Here, since the index is constant, we skip custom lowering (via bit manipulation), which trigger default expansion, thereby, INSERT_VECTOR_ELT will expand to VECTOR_SHUFFLE which builds new vector with the required element being properly inserted. In this case, we land-up efficiently selecting S_PACK_LL_B32_B16 instruction. So the final assembly looks like below for gfx90a.

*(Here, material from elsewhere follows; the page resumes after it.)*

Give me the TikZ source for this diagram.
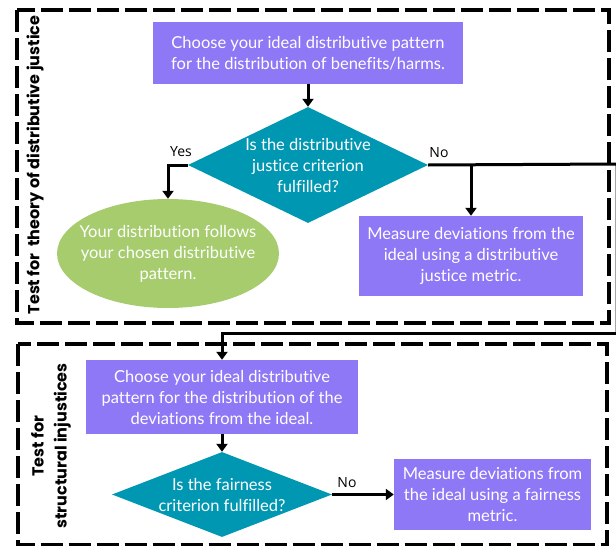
\documentclass[tikz,border=0pt]{standalone}
\usepackage{fontspec}
\setmainfont{Lato}[Ligatures=NoCommon]
\newfontfamily\headfont{Poppins}
\newfontfamily\answerfont{Open Sans}
\usetikzlibrary{shapes.geometric,arrows.meta}

\definecolor{stepviolet}{HTML}{8F78F6}
\definecolor{checkteal}{HTML}{0097B2}
\definecolor{okgreen}{HTML}{A6CC6E}

\begin{document}
\begin{tikzpicture}[x=1pt,y=-1pt,
		stepbox/.style={fill=stepviolet, text=white, inner sep=0pt, align=center, font=\fontsize{16.5}{21}\selectfont},
		check/.style={diamond, fill=checkteal, inner sep=0pt},
		intext/.style={text=white, align=center, font=\fontsize{16.5}{21}\selectfont},
		flow/.style={line width=3pt, -{Triangle[width=11pt,length=8pt]}},
		link/.style={line width=3pt},
		answer/.style={font=\answerfont\fontsize{14}{17}\selectfont},
		testframe/.style={line width=4.5pt, dash pattern=on 22pt off 6pt},
		sidelabel/.style={rotate=90, align=center, font=\headfont\bfseries\fontsize{16}{23}\selectfont}]
		\useasboundingbox (0,0) rectangle (616,546);
		
		% first test
		\draw [testframe] (17,10) rectangle (609,323);
		\node [sidelabel] (lab1) at (35,165) {Test for~~theory of distributive justice};
		
		\node [stepbox, minimum width=310pt, minimum height=62pt] (ideal1) at (308,53)
		{Choose your ideal distributive pattern\\for the distribution of benefits/harms.};
		\node [check, minimum width=240pt, minimum height=116pt,
		label={[intext]center:{Is the distributive\\justice criterion\\fulfilled?}}] (crit1) at (308,165) {};
		\node [ellipse, fill=okgreen, inner sep=0pt, minimum width=222pt, minimum height=109pt,
		label={[intext]center:{Your distribution follows\\your chosen distributive\\pattern.}}] (follow) at (168,253.5) {};
		\node [stepbox, minimum width=224pt, minimum height=80pt] (metric1) at (471,256)
		{Measure deviations from the\\ideal using a distributive\\justice metric.};
		
		\node [answer] (yes1) at (181,152) {Yes};
		\node [answer] (no1) at (439,153) {No};
		
		\draw [flow] (ideal1) -- (crit1);
		\draw [flow] (crit1.west) -| (follow.north);
		\coordinate (split) at (metric1.north |- crit1.east);
		\draw [flow] (split) -- (metric1.north);
		
		% second test
		\draw [testframe] (18,344) rectangle (607,545.5);
		\node [sidelabel] (lab2) at (51,446) {Test for\\structural injustices};
		
		\node [stepbox, minimum width=272pt, minimum height=74pt] (ideal2) at (222,397)
		{Choose your ideal distributive\\pattern for the distribution of the\\deviations from the ideal.};
		\node [check, minimum width=220pt, minimum height=85pt,
		label={[intext]center:{Is the fairness\\criterion fulfilled?}}] (crit2) at (222,494.5) {};
		\node [stepbox, minimum width=197pt, minimum height=71pt] (metric2) at (492.5,494.5)
		{Measure deviations from\\the ideal using a fairness\\metric.};
		
		\node [answer] (no2) at (347,483) {No};
		
		\coordinate (turnA) at (617,164);
		\coordinate (turnB) at (617,333.5);
		\draw [link] (crit1.east) -- (turnA) -- (turnB);
		\draw [flow] (turnB) -| (ideal2.north);
		\draw [flow] (ideal2) -- (crit2);
		\draw [flow] (crit2.east) -- (metric2.west);
		
\end{tikzpicture}
\end{document}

s_load_dword s2, s[4:5], 0x8
s_load_dwordx2 s[0:1], s[4:5], 0x0
v_mov_b32_e32 v0, 0
s_waitcnt lgkmcnt(0)
s_pack_lh_b32_b16 s2, 0x64, s2
v_mov_b32_e32 v1, s2
global_store_dword v0, v1, s[0:1]
s_endpgm

When the index is not constant, we cannot take VECTOR_SHUFFLE path, since we cannot do scalar_to_vector of dynamic index. Hence we take custom lowering via bit manipulation, and we land-up getting below assembly for gfx90a which looks bit inefficient compare to earlier one.

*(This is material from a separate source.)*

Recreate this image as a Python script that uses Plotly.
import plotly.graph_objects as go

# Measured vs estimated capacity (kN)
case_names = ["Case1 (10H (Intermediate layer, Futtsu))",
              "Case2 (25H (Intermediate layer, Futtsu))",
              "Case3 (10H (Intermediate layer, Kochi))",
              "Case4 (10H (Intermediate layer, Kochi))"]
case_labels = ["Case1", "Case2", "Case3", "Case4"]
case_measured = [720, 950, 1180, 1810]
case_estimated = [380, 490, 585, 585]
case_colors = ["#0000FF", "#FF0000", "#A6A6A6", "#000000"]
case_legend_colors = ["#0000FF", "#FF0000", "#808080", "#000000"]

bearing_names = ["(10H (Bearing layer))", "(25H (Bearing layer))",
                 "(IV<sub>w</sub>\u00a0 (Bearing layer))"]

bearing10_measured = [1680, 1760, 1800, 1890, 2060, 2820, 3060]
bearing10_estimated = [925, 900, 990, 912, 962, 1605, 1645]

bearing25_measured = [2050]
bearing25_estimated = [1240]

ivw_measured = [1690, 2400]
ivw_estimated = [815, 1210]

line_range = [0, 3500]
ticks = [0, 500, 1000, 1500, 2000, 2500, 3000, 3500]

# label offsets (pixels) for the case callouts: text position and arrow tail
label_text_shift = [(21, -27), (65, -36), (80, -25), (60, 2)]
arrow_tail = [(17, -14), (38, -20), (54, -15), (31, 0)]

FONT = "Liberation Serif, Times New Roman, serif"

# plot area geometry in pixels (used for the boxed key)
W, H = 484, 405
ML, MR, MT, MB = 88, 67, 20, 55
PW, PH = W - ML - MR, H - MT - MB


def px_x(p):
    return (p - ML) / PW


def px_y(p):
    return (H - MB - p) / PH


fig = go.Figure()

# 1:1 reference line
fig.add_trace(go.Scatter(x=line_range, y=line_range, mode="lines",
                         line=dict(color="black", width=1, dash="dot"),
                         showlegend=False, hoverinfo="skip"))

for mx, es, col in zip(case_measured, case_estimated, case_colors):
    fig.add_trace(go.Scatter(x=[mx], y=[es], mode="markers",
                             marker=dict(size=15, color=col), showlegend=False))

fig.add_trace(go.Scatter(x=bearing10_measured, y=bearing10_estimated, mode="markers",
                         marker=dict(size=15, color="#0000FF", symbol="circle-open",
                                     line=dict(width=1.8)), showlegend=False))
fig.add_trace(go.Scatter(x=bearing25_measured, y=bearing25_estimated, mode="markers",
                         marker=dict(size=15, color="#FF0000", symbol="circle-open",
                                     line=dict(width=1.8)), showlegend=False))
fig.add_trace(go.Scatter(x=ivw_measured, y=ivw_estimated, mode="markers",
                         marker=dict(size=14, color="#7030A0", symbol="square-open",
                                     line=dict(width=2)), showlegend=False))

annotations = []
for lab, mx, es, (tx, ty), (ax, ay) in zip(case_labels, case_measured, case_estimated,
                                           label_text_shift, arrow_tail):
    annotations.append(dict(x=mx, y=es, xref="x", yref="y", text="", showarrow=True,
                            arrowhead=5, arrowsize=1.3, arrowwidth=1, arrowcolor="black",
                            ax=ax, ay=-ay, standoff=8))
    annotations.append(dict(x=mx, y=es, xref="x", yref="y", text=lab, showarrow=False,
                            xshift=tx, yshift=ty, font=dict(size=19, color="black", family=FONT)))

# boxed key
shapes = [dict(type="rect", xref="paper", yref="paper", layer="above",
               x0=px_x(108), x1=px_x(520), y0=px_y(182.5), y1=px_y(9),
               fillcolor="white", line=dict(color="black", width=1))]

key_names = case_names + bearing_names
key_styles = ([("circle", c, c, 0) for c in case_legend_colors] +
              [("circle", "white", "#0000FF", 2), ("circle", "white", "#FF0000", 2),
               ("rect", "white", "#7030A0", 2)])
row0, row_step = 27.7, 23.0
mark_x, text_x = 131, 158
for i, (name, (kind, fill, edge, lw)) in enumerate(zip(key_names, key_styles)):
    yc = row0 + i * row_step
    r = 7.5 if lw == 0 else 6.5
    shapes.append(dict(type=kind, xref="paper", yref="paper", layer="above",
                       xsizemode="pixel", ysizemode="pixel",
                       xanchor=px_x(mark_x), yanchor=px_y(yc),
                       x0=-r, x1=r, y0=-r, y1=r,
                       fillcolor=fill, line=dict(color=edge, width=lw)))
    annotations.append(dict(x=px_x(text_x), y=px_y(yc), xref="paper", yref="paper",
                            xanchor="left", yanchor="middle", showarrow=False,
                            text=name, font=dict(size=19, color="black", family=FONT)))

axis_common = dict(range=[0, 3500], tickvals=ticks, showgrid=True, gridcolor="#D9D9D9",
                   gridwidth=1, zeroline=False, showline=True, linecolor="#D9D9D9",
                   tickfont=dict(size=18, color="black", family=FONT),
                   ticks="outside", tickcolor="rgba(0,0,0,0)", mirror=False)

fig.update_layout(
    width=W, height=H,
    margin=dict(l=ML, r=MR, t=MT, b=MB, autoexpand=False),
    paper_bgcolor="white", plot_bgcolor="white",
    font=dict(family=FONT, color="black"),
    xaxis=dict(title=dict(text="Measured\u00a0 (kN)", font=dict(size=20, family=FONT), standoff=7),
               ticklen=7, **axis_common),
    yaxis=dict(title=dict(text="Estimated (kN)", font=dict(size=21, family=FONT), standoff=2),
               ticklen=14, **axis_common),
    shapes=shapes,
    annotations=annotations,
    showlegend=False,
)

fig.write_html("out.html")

s_load_dword s2, s[4:5], 0x8
s_load_dwordx2 s[0:1], s[4:5], 0x0
v_mov_b32_e32 v0, 0
s_waitcnt lgkmcnt(0)
s_and_b32 s2, s2, 0xffff0000
s_or_b32 s2, s2, 0x64
v_mov_b32_e32 v1, s2
global_store_dword v0, v1, s[0:1]
s_endpgm

Now, coming to this change w.r.t direct custom lowering of INSERT_SUBVECTOR handling, I think, I have totally missed above reasoning. I need to relook into it.

hsmhsm marked an inline comment as not done.Apr 29 2022, 3:44 AM
hsmhsm marked an inline comment as not done.Apr 29 2022, 3:49 AM
hsmhsm added inline comments.
llvm/lib/Target/AMDGPU/SIISelLowering.cpp
5801

Nevertheless, for dynamic index we need above custom lowering, otherwise, there will be stack access as below.

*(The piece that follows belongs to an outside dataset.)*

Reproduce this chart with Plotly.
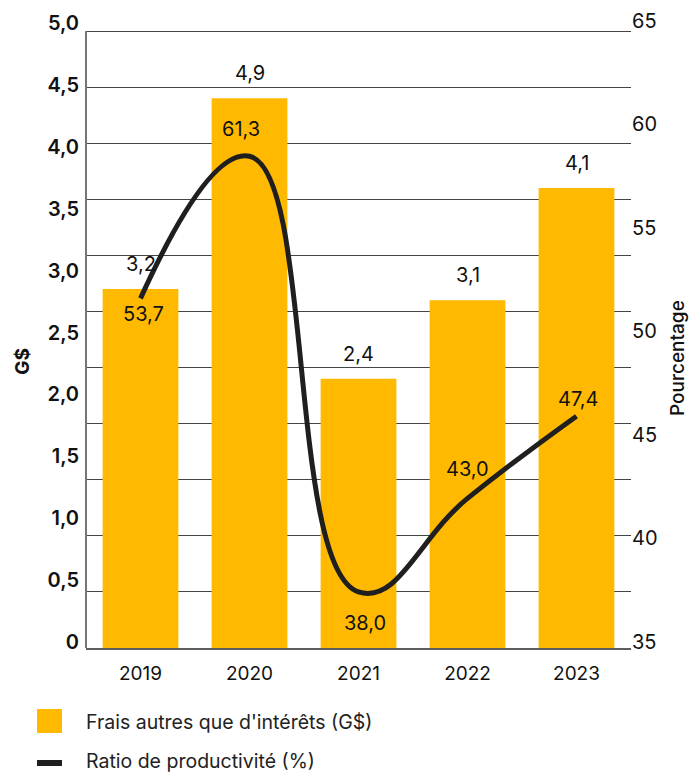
import plotly.graph_objects as go

# ---------------- data ----------------
years = ["2019", "2020", "2021", "2022", "2023"]
expenses = [3.2, 4.9, 2.4, 3.1, 4.1]          # G$
ratio = [53.7, 61.3, 38.0, 43.0, 47.4]        # %

left_tick_vals = [0, 0.5, 1.0, 1.5, 2.0, 2.5, 3.0, 3.5, 4.0, 4.5, 5.0]
left_tick_text = ["0", "0,5", "1,0", "1,5", "2,0", "2,5", "3,0", "3,5", "4,0", "4,5", "5,0"]
right_tick_vals = [35, 40, 45, 50, 55, 60, 65]
right_tick_text = ["35", "40", "45", "50", "55", "60", "65"]

bar_name = "Frais autres que d'intérêts (G$)"
line_name = "Ratio de productivité (%)"
left_title = "G$"
right_title = "Pourcentage"

# ---------------- styling / geometry (pixels) ----------------
W, H = 689, 772
ML, MR, MT, MB = 86, 58, 18, 124
PW = W - ML - MR
PH = H - MT - MB
Y_BOTTOM = H - MB          # pixel row of the zero line
GRID_TOP = 31              # pixel row of the top grid line
YELLOW = "#FFB900"
LINE = "#1f1f1f"
FONT = "Inter"
TXT = "#111111"


def px(p):
    return (p - ML) / PW


def py(p):
    return (Y_BOTTOM - p) / PH


def axis_range(v_lo, p_lo, v_hi, p_hi):
    """range of an axis spanning the full plot height, given two value->pixel anchors"""
    k = (p_lo - p_hi) / (v_hi - v_lo)
    return [v_lo - (Y_BOTTOM - p_lo) / k, v_hi + (p_hi - MT) / k]


def fr(v):
    return f"{v:.1f}".replace(".", ",")


bar_range = axis_range(0, Y_BOTTOM, 5.5, GRID_TOP)
line_range = axis_range(35, Y_BOTTOM, 68, GRID_TOP)
left_lab_range = axis_range(0, 641.7, 5, 23.3)
right_lab_range = axis_range(35, 642, 65, 20.8)

fig = go.Figure()
fig.add_trace(go.Bar(x=years, y=expenses, name=bar_name, marker=dict(color=YELLOW, line=dict(width=0)),
                     yaxis="y", showlegend=False, hoverinfo="skip"))
fig.add_trace(go.Scatter(x=years, y=ratio, name=line_name, mode="lines",
                         line=dict(color=LINE, width=5, shape="spline", smoothing=1.3),
                         yaxis="y2", showlegend=False, hoverinfo="skip"))
# empty carriers so that the tick-label axes get drawn
fig.add_trace(go.Scatter(x=years, y=[None] * len(years), yaxis="y3", mode="lines",
                         showlegend=False, hoverinfo="skip"))
fig.add_trace(go.Scatter(x=years, y=[None] * len(years), yaxis="y4", mode="lines",
                         showlegend=False, hoverinfo="skip"))

annotations = []
for i, v in enumerate(expenses):
    annotations.append(dict(x=i, y=v, xref="x", yref="y", text=fr(v), showarrow=False,
                            xanchor="center", yanchor="middle", yshift=25,
                            font=dict(family=FONT, size=20, color=TXT)))
line_shifts = [(3, -16), (-9, 27), (6, -31), (0, 29), (1, 17)]
for i, (v, (dx, dy)) in enumerate(zip(ratio, line_shifts)):
    annotations.append(dict(x=i, y=v, xref="x", yref="y2", text=fr(v), showarrow=False,
                            xanchor="center", yanchor="middle", xshift=dx, yshift=dy,
                            font=dict(family=FONT, size=20, color=TXT)))
annotations.append(dict(x=px(23), y=py(361.7), xref="paper", yref="paper", text=left_title, showarrow=False,
                        xanchor="center", yanchor="middle", textangle=-90,
                        font=dict(family=FONT, size=19, color=TXT, weight=700)))
annotations.append(dict(x=px(677), y=py(358), xref="paper", yref="paper", text=right_title, showarrow=False,
                        xanchor="center", yanchor="middle", textangle=-90,
                        font=dict(family=FONT, size=19, color=TXT, weight=500)))
annotations.append(dict(x=px(84), y=py(721.7), xref="paper", yref="paper", text=bar_name, showarrow=False,
                        xanchor="left", yanchor="middle", font=dict(family=FONT, size=19.5, color="#222")))
annotations.append(dict(x=px(84), y=py(761), xref="paper", yref="paper", text=line_name, showarrow=False,
                        xanchor="left", yanchor="middle", font=dict(family=FONT, size=19.5, color="#222")))

shapes = [
    dict(type="line", xref="paper", yref="paper", x0=0, x1=0, y0=0, y1=py(GRID_TOP),
         line=dict(color="#777777", width=2)),
    dict(type="rect", xref="paper", yref="paper", x0=px(37), x1=px(62), y0=py(733), y1=py(709),
         fillcolor=YELLOW, line=dict(width=0)),
    dict(type="rect", xref="paper", yref="paper", x0=px(37), x1=px(62), y0=py(766), y1=py(760),
         fillcolor=LINE, line=dict(width=0)),
]

fig.update_layout(
    template="none",
    width=W, height=H, autosize=False,
    margin=dict(l=ML, r=MR, t=MT, b=MB, pad=0),
    paper_bgcolor="white", plot_bgcolor="white",
    bargap=0.305,
    showlegend=False,
    font=dict(family=FONT, color=TXT),
    xaxis=dict(domain=[0, 1], type="category", categoryorder="array", categoryarray=years,
               range=[-0.5, len(years) - 0.5], autorange=False,
               showline=True, linecolor="rgba(40,40,40,0.75)", linewidth=2, ticks="",
               ticklabelstandoff=7,
               showgrid=False, zeroline=False, anchor="y", automargin=False,
               tickfont=dict(family=FONT, size=19, color=TXT)),
    yaxis=dict(domain=[0, 1], range=bar_range, tick0=0, dtick=0.5, showgrid=True,
               gridcolor="#444444", gridwidth=1, showticklabels=False, ticks="", zeroline=False,
               showline=False, automargin=False),
    yaxis2=dict(overlaying="y", side="right", range=line_range, showgrid=False, showticklabels=False,
                ticks="", zeroline=False, showline=False, automargin=False),
    yaxis3=dict(overlaying="y", side="left", range=left_lab_range,
                tickvals=left_tick_vals, ticktext=left_tick_text, showgrid=False, zeroline=False,
                showline=False, ticks="", ticklabelstandoff=6, automargin=False,
                tickfont=dict(family=FONT, size=20, color=TXT, weight=600)),
    yaxis4=dict(overlaying="y", side="right", range=right_lab_range,
                tickvals=right_tick_vals, ticktext=right_tick_text, showgrid=False, zeroline=False,
                showline=False, ticks="", ticklabelstandoff=0, automargin=False,
                tickfont=dict(family=FONT, size=20, color=TXT, weight=400)),
    annotations=annotations,
    shapes=shapes,
)

fig.write_html("out.html", config={"displayModeBar": False},
               post_script="document.body.style.margin='0px';")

define amdgpu_kernel void @foo(<2 x i16> addrspace(1)* %out, <2 x i16> %a, i32 %idx) {
  %vecins = insertelement <2 x i16> %a, i16 100, i32 %idx
  store <2 x i16> %vecins, <2 x i16> addrspace(1)* %out, align 16
  ret void
}

With default expansion of INSERT_VECTOR_ELT, we get below assembly for gfx90a.

s_add_u32 s0, s0, s7
s_load_dword s6, s[4:5], 0xc
s_load_dword s7, s[4:5], 0x8
s_addc_u32 s1, s1, 0
v_mov_b32_e32 v0, 4
s_load_dwordx2 s[4:5], s[4:5], 0x0
s_waitcnt lgkmcnt(0)
s_and_b32 s6, s6, 1
v_mov_b32_e32 v1, s7
s_lshl_b32 s6, s6, 1
buffer_store_dword v1, off, s[0:3], 0 offset:4
v_or_b32_e32 v0, s6, v0
v_mov_b32_e32 v1, 0x64
buffer_store_short v1, v0, s[0:3], 0 offen
buffer_load_dword v0, off, s[0:3], 0 offset:4
v_mov_b32_e32 v1, 0
s_waitcnt vmcnt(0)
global_store_dword v1, v0, s[4:5]
s_endpgm
hsmhsm abandoned this revision.Apr 29 2022, 3:55 AM
hsmhsm marked an inline comment as not done.

This patch helped me to understand - what is going on with custom lowering of few vector operations, but, otherwise, the change within this patch itself for INSERT_SUBVECTOR does not any make sense. Hence abandoning it. We be coming up with update patch(es).